Skinner and Brind’Amour were grilled on why Hockey Canada president and chief executive officer Scott Smith had not been fired or why an expensive public relations firm was hired to conduct damage control.
“What we have heard is there is a call for a new perspective. Hockey Canada has secured an outside perspective. We’re taking steps to change how we communicate,” Skinner said.
The federal government froze Hockey Canada’s funding in June and called its executives on the standing committee carpet June 20 and July 26 and 27.
Former president Tom Renney, current president and chief executive officer Scott Smith, chief financial officer Brian Cairo and former vice-president of insurance and risk management Glen McCurdie were among those grilled.

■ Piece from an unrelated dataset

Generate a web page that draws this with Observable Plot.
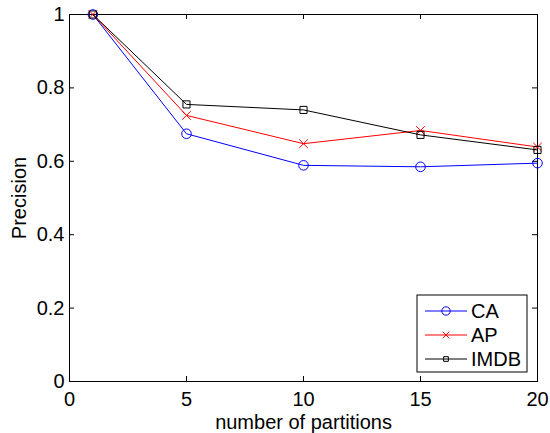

St-Onge and Prime Minister Justin Trudeau have also called for Hockey Canada’s executives to step down.
But Skinner insisted that more leadership changes are not needed at this time.
“We believe it’s in the best interests of Hockey Canada and for all its participants that the organization’s leadership remain stable.”
Former NHL player and victims rights advocate Sheldon Kennedy, a Graham James survivor, has called for the resignation of Smith, Hockey Canada’s leadership team and the board of directors.
In the face of lost corporate sponsorships and public outcry, Hockey Canada laid out an action plan to address safe sport issues and says it will no longer use the “National Equity Fund” to settle sexual assault claims.
Skinner said the frozen funding and lost sponsorships have compelled Hockey Canada to become more transparent.
“We need to be more transparent. I agree that we need to better communicate the things that we’ve done and the things that we’re doing. And that’s partly why I stepped into this role,” she said.
Former Supreme Court justice Thomas Cromwell has been appointed by Hockey Canada to conduct a review of its governance.
An interim report of recommendations is expected before the board’s annual general meeting in November, when the next board election will take place.